New homes developer Telford Homes has revealed that just 7% of its stock has been sold to homeowners.
The firm reports that its achieved sales were split 28% to UK investors, 41% to foreign investors, 24% to institutional investors and 7% to owner-occupiers.
The company has announced record-breaking results this year, largely due to foreign and British investors, and the Build to Rent scheme.
Telford Homes claims that owner-occupiers are either reluctant or unable to buy homes off-plan with deposits.
The firm sells homes off-plan, taking at least 10% of the sale price as a deposit. Where sales are agreed more than two years ahead of completion, Telford usually takes another 10% 12 months after exchange.

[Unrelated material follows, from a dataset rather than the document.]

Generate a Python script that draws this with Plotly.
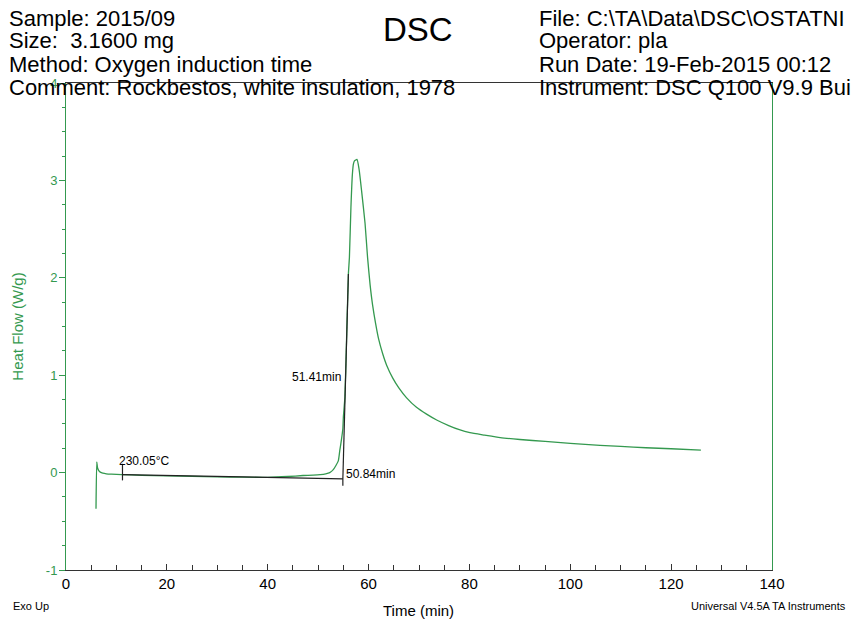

At the end of March this year, it had taken just over £70m in deposits.
The developer reports: “The relatively low percentage of sales to owner-occupiers is not a function of a lack of demand and is purely down to the timing of sales.
“The group aspires to forward sell its developments to de-risk existing projects, and investors purchase much earlier in the development process than owner-occupiers.
“By de-risking existing projects, the group is able to advance investment into new projects and grow more rapidly.”
It could be possible that a rush of buy-to-let landlords into the property market boosted the firm’s profits ahead of the 1st April Stamp Duty deadline. As of this date, landlords and second homebuyers are charged an additional 3% in the tax. This guide helps investors understand how the higher tax rate will affect them: /landlords-guide-3-stamp-duty-surcharge/
Telford Homes, which concentrates on the non-prime London market, saw its pre-tax profits rise by 28% to £32.2m and revenue up by 42% to £245.6m this year.
The company’s performance was boosted by a move into the private rental sector, saying that it has gained “exceptional” capital returns.
Telford has sold off two Build to Rent developments, one to fund manager M&G and the other to housing association L&Q.
This week, it announced that it is partnering with M&G Real Estate to build a private rental development in Bow, east London.
The Chief Executive of Telford Homes, Jon Di-Stefano, says: “There have been some recent and justifiable concerns over prime residential properties in London, but this is a different market to that served by Telford Homes.
“The group is focused on desirable non-prime locations in London at a price point that continues to see strong demand.
“There is an ongoing housing crisis and a clear imbalance between the supply of homes and the needs of a growing population. Telford Homes is building homes for Londoners in a market where demand continues to significantly outstrip supply.”